Onca yaşanan olayın üstüne bir de bulutlar kaplayıp kapatınca gökyüzünü, gri bir umutsuzluktur sardı herkesi.
Tabi ki kurumlarımız da el birliğiyle yaşananları unutturmak için yakılan yıkılanın izlerini silmeye hızlı bir şekilde çalışıyor ya aferin onlara.
Baksanıza trafik ışıkları en hızlı şekilde onarıldı, yakılan yıkılan işyerleri çarçabuk yenilendi. Duraklar onarıldı ya insanlar o moralsizliği o karamsarlığı hemen atıverdi üstünden.
Onca olayın içinde korudukları siyasi parti binalarını hala korumak için nöbet tutan kolluk kuvvetleri, milletin gözüne sokmadan, tedirginlik yaratmadan ne de güzel yapıyor işini.
Eli tetikte kolluk kuvvetlerinin güvenliği sağlamaya çalışırken ki hali ve tavrı, eminim ki hiçbirinizi güvensiz hissettirmiyordur kendinizi. Tedirgin etmiyor ve kaygılandırmıyordur.

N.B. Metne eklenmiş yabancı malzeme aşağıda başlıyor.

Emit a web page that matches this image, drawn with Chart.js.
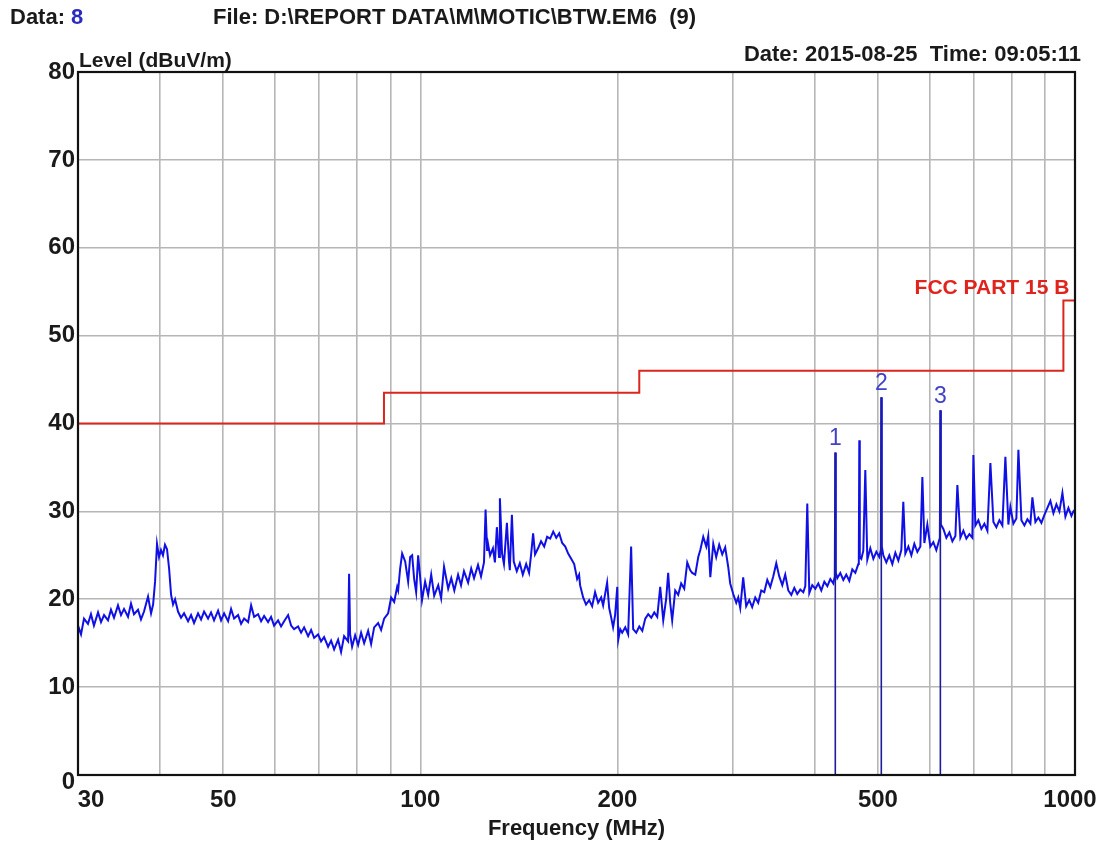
<!DOCTYPE html>
<html>
<head>
<meta charset="utf-8">
<script src="https://cdn.jsdelivr.net/npm/chart.js@4.4.0/dist/chart.umd.min.js"></script>
<style>
  html, body { margin: 0; padding: 0; background: #fff; }
  #wrap { position: relative; width: 1101px; height: 841px; }
</style>
</head>
<body>
<div id="wrap"><canvas id="emiChart" width="1101" height="841"></canvas></div>
<script>
// scan trace (MHz / dBuV/m)
const freqMHz = [
  30.00, 30.32, 30.64, 31.07, 31.40, 31.73, 32.19, 32.53, 32.88, 33.34, 33.69, 34.05,
  34.53, 34.90, 35.27, 35.77, 36.15, 36.53, 37.05, 37.44, 37.84, 38.38, 38.79, 39.07,
  39.34, 39.61, 39.89, 40.17, 40.45, 40.74, 41.03, 41.33, 41.62, 41.91, 42.21, 42.65,
  43.10, 43.56, 44.18, 44.65, 45.12, 45.76, 46.25, 46.74, 47.40, 47.90, 48.41, 49.10,
  49.62, 50.15, 50.86, 51.40, 51.95, 52.68, 53.24, 53.81, 54.57, 55.15, 55.74, 56.52,
  57.12, 57.73, 58.54, 59.16, 59.79, 60.64, 61.28, 61.94, 62.81, 63.48, 64.15, 65.06,
  65.75, 66.45, 67.39, 68.11, 68.83, 69.80, 70.54, 71.29, 72.30, 73.07, 73.85, 74.89,
  75.68, 76.49, 77.57, 77.84, 78.12, 78.67, 79.51, 80.35, 81.20, 82.07, 83.23, 84.11,
  85.01, 86.21, 87.12, 88.05, 89.30, 90.25, 91.21, 92.17, 92.50, 93.15, 93.81, 94.81,
  95.81, 96.49, 97.17, 97.86, 98.55, 99.24, 99.94, 100.6, 101.7, 102.8, 103.9, 105.0,
  106.5, 107.6, 108.7, 110.3, 111.5, 112.7, 114.2, 115.4, 116.6, 118.3, 119.6, 120.8,
  122.5, 123.8, 125.1, 125.8, 126.5, 126.9, 127.8, 129.1, 130.0, 130.9, 131.9, 132.3,
  133.3, 134.2, 135.6, 136.6, 137.0, 138.0, 138.9, 140.4, 141.9, 143.4, 145.1, 146.6,
  147.6, 148.7, 149.7, 151.3, 152.9, 154.6, 156.2, 157.9, 159.6, 161.3, 163.0, 164.7,
  166.5, 168.2, 170.0, 171.8, 173.6, 174.8, 175.4, 177.3, 179.1, 181.1, 183.0, 184.9,
  186.9, 188.9, 190.2, 192.9, 194.3, 195.6, 197.0, 198.4, 199.9, 200.6, 202.0, 203.4,
  205.6, 207.7, 209.9, 211.4, 213.7, 216.0, 218.3, 220.6, 222.9, 225.3, 227.7, 230.1,
  232.5, 235.0, 237.4, 239.1, 240.8, 242.5, 245.1, 247.7, 250.3, 253.0, 255.7, 258.4,
  260.2, 263.0, 265.8, 267.7, 270.5, 273.4, 275.3, 277.3, 280.2, 283.1, 286.1, 289.2,
  292.2, 295.3, 297.4, 300.6, 303.8, 305.9, 308.1, 311.3, 314.6, 318.0, 321.3, 324.8,
  328.2, 331.7, 335.2, 338.8, 342.4, 346.0, 349.7, 353.4, 357.2, 360.9, 364.8, 368.7,
  372.6, 376.5, 380.5, 384.6, 387.3, 390.0, 392.8, 396.9, 401.2, 405.4, 409.7, 414.1,
  418.5, 422.9, 427.4, 429.6, 430.4, 431.2, 433.4, 438.0, 442.7, 447.3, 452.1, 456.9,
  461.8, 466.7, 467.5, 468.3, 469.1, 471.6, 474.9, 478.3, 481.7, 486.8, 492.0, 497.2,
  502.5, 505.1, 506.0, 506.9, 509.6, 515.0, 520.4, 526.0, 531.6, 537.2, 542.9, 546.7,
  550.6, 556.5, 562.4, 568.3, 574.4, 580.5, 584.6, 588.7, 594.9, 601.2, 607.6, 614.0,
  618.4, 621.7, 622.8, 623.9, 629.4, 636.1, 642.9, 649.7, 656.6, 661.2, 668.2, 675.3,
  682.4, 689.7, 697.0, 699.5, 704.4, 711.9, 719.4, 727.1, 734.8, 742.6, 750.5, 758.4,
  766.5, 774.6, 782.8, 791.1, 796.7, 805.2, 813.7, 819.5, 828.2, 837.0, 845.8, 854.8,
  860.8, 870.0, 879.2, 888.5, 898.0, 907.5, 917.1, 926.9, 936.7, 946.6, 956.7, 966.8,
  977.1, 987.5, 994.4, 1000
];
const levelDb = [
  17.0, 16.0, 17.8, 17.2, 18.3, 17.0, 18.5, 17.4, 18.2, 17.6, 18.8, 17.9,
  19.3, 18.2, 18.9, 18.0, 19.5, 18.3, 18.8, 17.7, 18.6, 20.3, 18.4, 19.4,
  22.0, 26.3, 24.8, 25.6, 25.0, 26.2, 25.7, 23.5, 20.5, 19.4, 20.0, 18.6,
  17.9, 18.4, 17.5, 18.2, 17.3, 18.4, 17.7, 18.6, 17.8, 18.5, 17.6, 18.7,
  17.6, 18.4, 17.5, 18.9, 17.8, 18.2, 17.2, 17.8, 17.4, 19.3, 18.0, 18.3,
  17.5, 18.1, 17.4, 18.0, 17.0, 17.6, 16.9, 17.5, 18.2, 17.0, 16.6, 16.9,
  16.2, 16.8, 15.8, 16.5, 15.6, 16.0, 15.2, 15.7, 14.6, 15.3, 14.3, 15.4,
  14.0, 15.8, 15.2, 22.9, 16.0, 14.6, 15.9, 14.8, 16.2, 15.0, 16.4, 14.9,
  16.8, 17.3, 16.5, 17.8, 18.4, 20.2, 19.7, 21.4, 21.0, 23.5, 25.2, 24.3,
  22.0, 24.8, 25.0, 22.3, 20.8, 25.0, 22.5, 19.9, 22.0, 20.5, 22.8, 20.4,
  21.6, 20.1, 23.7, 21.2, 22.4, 21.0, 22.8, 21.6, 23.2, 21.9, 23.5, 22.4,
  23.9, 22.6, 24.2, 30.2, 25.5, 26.3, 25.0, 25.8, 24.2, 28.2, 24.8, 31.5,
  25.2, 24.0, 28.7, 24.3, 23.3, 29.6, 24.3, 23.2, 24.1, 22.8, 24.0, 23.0,
  25.0, 27.5, 25.1, 25.8, 26.6, 26.0, 27.1, 26.9, 27.7, 27.0, 27.5, 26.4,
  26.0, 25.2, 24.6, 24.0, 22.3, 22.8, 21.6, 20.2, 19.4, 19.9, 19.2, 20.8,
  19.6, 20.2, 19.3, 21.9, 19.0, 18.0, 16.8, 18.2, 21.4, 15.4, 16.6, 16.2,
  16.8, 16.0, 26.0, 16.6, 16.2, 16.9, 16.4, 17.8, 18.3, 17.9, 18.5, 18.0,
  21.4, 17.6, 20.0, 23.0, 19.6, 17.6, 21.0, 20.5, 21.8, 21.2, 24.2, 23.3,
  23.0, 22.8, 24.8, 25.6, 27.1, 26.0, 27.2, 22.5, 26.3, 24.8, 26.2, 25.1,
  25.9, 23.7, 21.8, 20.6, 19.6, 20.2, 19.0, 22.5, 19.2, 19.9, 19.1, 20.2,
  19.6, 21.0, 20.8, 22.2, 21.4, 22.6, 24.1, 22.6, 21.6, 22.8, 21.0, 20.5,
  21.3, 20.6, 21.1, 20.8, 21.5, 30.9, 20.7, 21.6, 21.2, 21.8, 21.0, 22.0,
  21.5, 22.3, 21.8, 22.6, 36.7, 23.0, 22.4, 23.0, 22.2, 22.8, 22.1, 23.4,
  23.0, 24.0, 24.3, 38.1, 24.8, 24.6, 25.5, 34.7, 24.5, 25.8, 24.6, 25.4,
  24.8, 25.6, 43.0, 26.0, 25.0, 24.2, 25.0, 24.0, 25.3, 24.4, 25.6, 31.1,
  25.2, 26.0, 25.0, 26.3, 25.4, 26.0, 33.9, 26.4, 28.5, 26.0, 26.5, 25.6,
  26.4, 27.0, 41.5, 28.5, 28.0, 27.0, 27.6, 26.6, 27.2, 33.0, 27.0, 27.8,
  26.9, 27.4, 27.0, 36.4, 28.4, 29.0, 28.0, 28.6, 27.8, 35.5, 28.8, 28.2,
  29.0, 28.4, 36.2, 28.5, 30.5, 28.6, 29.2, 37.0, 29.0, 28.4, 29.1, 28.6,
  31.6, 28.8, 29.3, 28.7, 29.6, 30.4, 31.2, 29.8, 30.8, 30.0, 32.1, 29.4,
  30.4, 29.5, 30.0, 30.2
];

// FCC Part 15 class B limit (steps)
const limitFreq = [30, 88, 88, 216, 216, 960, 960, 1000];
const limitLevel = [40, 40, 43.5, 43.5, 46, 46, 54, 54];

// peak markers
const markerNames = ['1', '2', '3'];
const markerFreq = [430.4, 506.0, 622.8];
const markerLevel = [36.7, 43.0, 41.5];

const gridFreqs = [30, 40, 50, 60, 70, 80, 90, 100, 200, 300, 400, 500, 600, 700, 800, 900, 1000];
const freqLabels = [30, 50, 100, 200, 500, 1000];
const levelTicks = [0, 10, 20, 30, 40, 50, 60, 70, 80];

const FONT = "'Liberation Sans', Arial, sans-serif";

const tracePoints = freqMHz.map((f, i) => ({ x: f, y: levelDb[i] }));
const limitPoints = limitFreq.map((f, i) => ({ x: f, y: limitLevel[i] }));
const markerPoints = [];
markerFreq.forEach((f, i) => {
  markerPoints.push({ x: f, y: 0 }, { x: f, y: markerLevel[i] }, { x: f, y: null });
});

// texts around the plot (header, tick labels, marker numbers)
const textPlugin = {
  id: 'emiText',
  afterDraw(chart) {
    const { ctx, chartArea: a, scales } = chart;
    const xs = scales.x, ys = scales.y;
    ctx.save();

    // frame
    ctx.strokeStyle = '#111';
    ctx.lineWidth = 2.2;
    ctx.strokeRect(a.left, a.top, a.right - a.left, a.bottom - a.top);

    ctx.fillStyle = '#1a1a1a';
    ctx.textBaseline = 'alphabetic';

    // header line
    ctx.font = `bold 22px ${FONT}`;
    ctx.textAlign = 'left';
    ctx.fillText('Data: ', 10, 24);
    const w = ctx.measureText('Data: ').width;
    ctx.fillStyle = '#2b2bc0';
    ctx.fillText('8', 10 + w, 24);
    ctx.fillStyle = '#1a1a1a';
    ctx.fillText('File: D:\\REPORT DATA\\M\\MOTIC\\BTW.EM6  (9)', 213, 24);

    ctx.font = `bold 21px ${FONT}`;
    ctx.fillText('Level (dBuV/m)', a.left + 1, 67);
    ctx.font = `bold 22px ${FONT}`;
    ctx.textAlign = 'right';
    ctx.fillText('Date: 2015-08-25  Time: 09:05:11', 1081, 61);

    // y tick labels
    ctx.font = `bold 24px ${FONT}`;
    ctx.textAlign = 'right';
    ctx.textBaseline = 'middle';
    levelTicks.forEach(v => {
      const py = ys.getPixelForValue(v) + (v === 0 ? 7 : 0);
      ctx.fillText(String(v), a.left - 3, py);
    });

    // x tick labels
    ctx.textAlign = 'center';
    ctx.textBaseline = 'alphabetic';
    freqLabels.forEach(f => {
      let px = xs.getPixelForValue(f);
      if (f === 30) px += 13;
      if (f === 1000) px -= 5;
      ctx.fillText(String(f), px, a.bottom + 32);
    });

    ctx.font = `bold 22px ${FONT}`;
    ctx.fillText('Frequency (MHz)', (a.left + a.right) / 2, 835);

    // limit name
    ctx.fillStyle = '#e0231c';
    ctx.font = `bold 21px ${FONT}`;
    ctx.textAlign = 'right';
    ctx.fillText('FCC PART 15 B', xs.getPixelForValue(960) + 6, ys.getPixelForValue(54) - 6);

    // marker numbers
    ctx.fillStyle = '#4242c8';
    ctx.font = `23px ${FONT}`;
    ctx.textAlign = 'center';
    markerFreq.forEach((f, i) => {
      ctx.fillText(markerNames[i], xs.getPixelForValue(f), ys.getPixelForValue(markerLevel[i]) - 7);
    });

    ctx.restore();
  }
};

new Chart(document.getElementById('emiChart'), {
  type: 'line',
  data: {
    datasets: [
      {
        label: 'Markers',
        data: markerPoints,
        borderColor: '#1c1c9c',
        borderWidth: 1.6,
        pointRadius: 0,
        spanGaps: false
      },
      {
        label: 'Level',
        data: tracePoints,
        borderColor: '#1010e6',
        borderWidth: 2,
        pointRadius: 0,
        tension: 0
      },
      {
        label: 'FCC PART 15 B',
        data: limitPoints,
        borderColor: '#d9261f',
        borderWidth: 2,
        pointRadius: 0,
        tension: 0
      }
    ]
  },
  options: {
    responsive: false,
    animation: false,
    devicePixelRatio: 1,
    layout: { padding: { left: 78, top: 72, right: 26, bottom: 66 } },
    plugins: {
      legend: { display: false },
      tooltip: { enabled: false }
    },
    scales: {
      x: {
        type: 'logarithmic',
        min: 30,
        max: 1000,
        afterBuildTicks: (scale) => { scale.ticks = gridFreqs.map(v => ({ value: v })); },
        ticks: { display: false },
        grid: { color: '#b6b6b6', lineWidth: 1.6, drawTicks: false },
        border: { display: false }
      },
      y: {
        min: 0,
        max: 80,
        ticks: { display: false, stepSize: 10 },
        grid: { color: '#b6b6b6', lineWidth: 1.6, drawTicks: false },
        border: { display: false }
      }
    }
  },
  plugins: [textPlugin]
});
</script>
</body>
</html>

Çatışmaların sorumlusu, körüklüsü vs. ne güzel açıklamalar yapıyor…
Kimisi en pişkin şekilde kendini olan bitenin en uzağına atarken, ötekisi üyelerine kendilerini korumaları telkininde bulunuyor Ankara’dakiler de hala siyasi manevralarla karşısındakinin tuttuğu bıçağı biliyor.
Elinizi başınızın arkasına bağlayın, uzatın ayaklarınızı.
Düşünün ne kadar huzurluyuz ve bu huzuru besleyen, bizi düşünen, bizim için gamlanan ne çok idarecimiz var.
Olağanlaşmanın zamanı gelmedi artık. Olağanüstü hallerimizi güç bela atmışken üstümüzden yeniden olağanüstü halleri hatırlatan onca şeyi silip süpürmek kaygısında değil mi kimse?
Yoksa bu olağanüstü haller ve yansıması görüntülerin sürmesini arzuluyor birileri. Bir de olağanaltını mı denesek acaba?
KÖPRÜLÜ KAVŞAK
Köprülü kavşak ödeneksizlikten yakınıyor. Malumunuz gerek trafiği aksatması gerekse de yarattığı toz ve kirlilik olarak eski Devlet Hastanesi köprülü kavşak inşaatı ağır aksak bitirilmeye çalışılıyor.
Bitti bitecek derken Karayolları ödeneksizlikten yakınıyor. Haklılar, onlara diyecek bir sözüm yok.
Ama nedense aklıma “Maliye Bakanının Batmanlı oluşu bizim için büyük şanstır” diyen hemşerilerimiz geldi.
Baksanıza ne büyük bir şansmış Maliye Bakanımızın Batmanlı oluşu.
Fazla söze lüzum yok. “Biz kimden ödenek çıkarmasını beklemeliyiz?” diye sormak gerek sadece. Samsunlu Bakanlardan beklesek olur mu dersiniz?